What makes Bloody Roar II unique is the ability for each character to transform into a animal form. The bar at the bottom of the screen fills up over the course of the fight, and once it’s full you can press the Circle button to engage beast mode. Once you’ve gotten swole you’ll find your character handles more or less exactly the same, just that you’re dishing out more damage. You’ll remain in this form until you’ve taken enough damage, even between rounds. Also, at any point while in beast form you can press L1 to unleash an ultimate attack and completely drain your beast bar. Miss and you’ve just wasted your beast form, connect and you’ll take out about 1/2 of your opponent’s health bar!
Story / Value: 7.0
Characters in the game are unique visually, but only just barely when it comes to handling. Combos and special moves all feel similar across the roster and fighter choice largely comes down to personal preference.

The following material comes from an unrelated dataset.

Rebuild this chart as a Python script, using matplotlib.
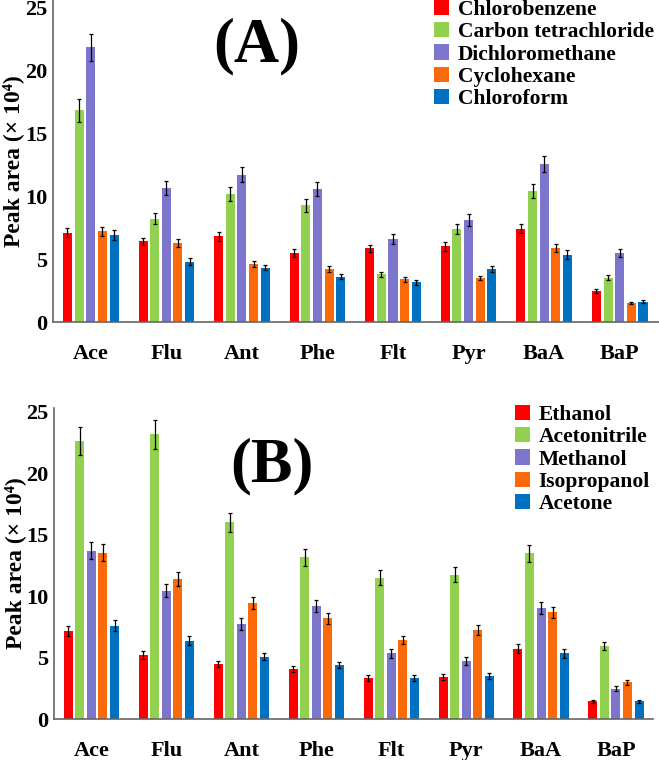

As far as game modes go you have the standard options. It’s nice that each character gets their own take on the story mode, but the story manages to be both convoluted and generic at the same time. The actual storytelling manages to fall flat as well.
For an Ugly 3D Fighting Game™ Bloody Roar II actually doesn’t look too terrible. Characters are all piles of boxes but the game still manages to convey a sense of style that, I find, tends to get lost in this particular genre. Models are well textured and those textures do a pretty good job of staying properly oriented for the most part. There’s a couple CG scenes which pretty much live up to the expected standard of PS1 CG scenes.
It’s there, during the fights anyway. It’s not offensive but I couldn’t remember it if I tried. There was also a noticeable lack of it during menus and story scenes.
Combat sounds were all fine, but what was of particular note were the character taunts that would randomly pop up during and after fights. Only complaint is that it would sometimes look like there was supposed to be a sound bite present, when none actually played.
Fun / Afterthoughts: 6.8
Eh… It was better than I thought it would be, to be perfectly honest, but it’s not a game I could see myself really wanting to play again. I didn’t hate it.